Less than two months after the Artemis II crew completed a record-breaking lunar flyaround, NASA unveiled the first phase of a multi‑year plan to establish a permanent human presence on the moon. The space agency awarded hundreds of millions of dollars in contracts to four U.S. companies for the delivery of landers, rovers and drones to the lunar surface, with the first astronauts slated to arrive as early as 2028.

Jeff Bezos’ Blue Origin will supply a pair of landers to carry lunar terrain vehicles — essentially high‑tech moon buggies — built by Astrolab and Lunar Outpost. The vehicles will allow astronauts to traverse the surface around the planned base site at the moon’s south pole. Firefly Aerospace, which landed successfully on the moon last year, won the contract to deliver the first drones, which will scout terrain and assist in base assembly before crews touch down.
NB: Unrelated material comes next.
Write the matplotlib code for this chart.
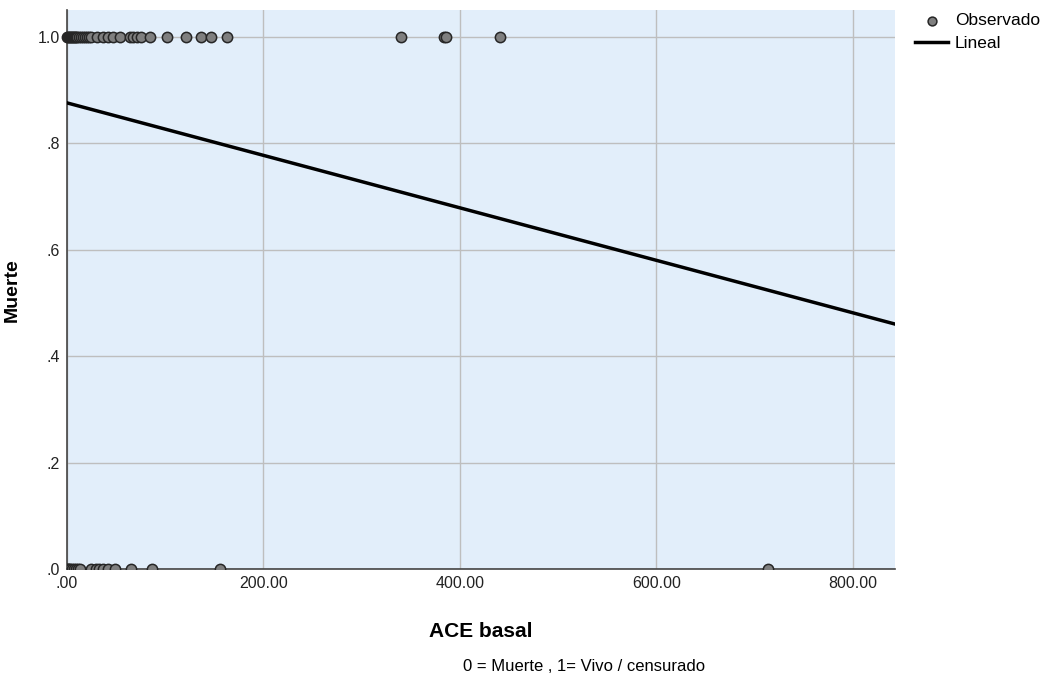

NASA Administrator Jared Isaacman said the agency wants all of that robotic hardware on the surface before the first Artemis astronauts arrive. The crewed landing is currently targeted for 2028. In April, four Artemis II astronauts flew around the moon, traveling deeper into space than any human since the Apollo era. Next year, the Artemis III crew will practice docking NASA’s Orion capsule with the lunar landers that Blue Origin and SpaceX are building for crewed missions, testing the maneuvers in Earth orbit before the program attempts a landing.

The contracts mark a concrete step toward NASA’s broader lunar‑base vision, which envisions a sustained outpost capable of supporting weeks‑long science expeditions and serving as a proving ground for eventual human missions to Mars.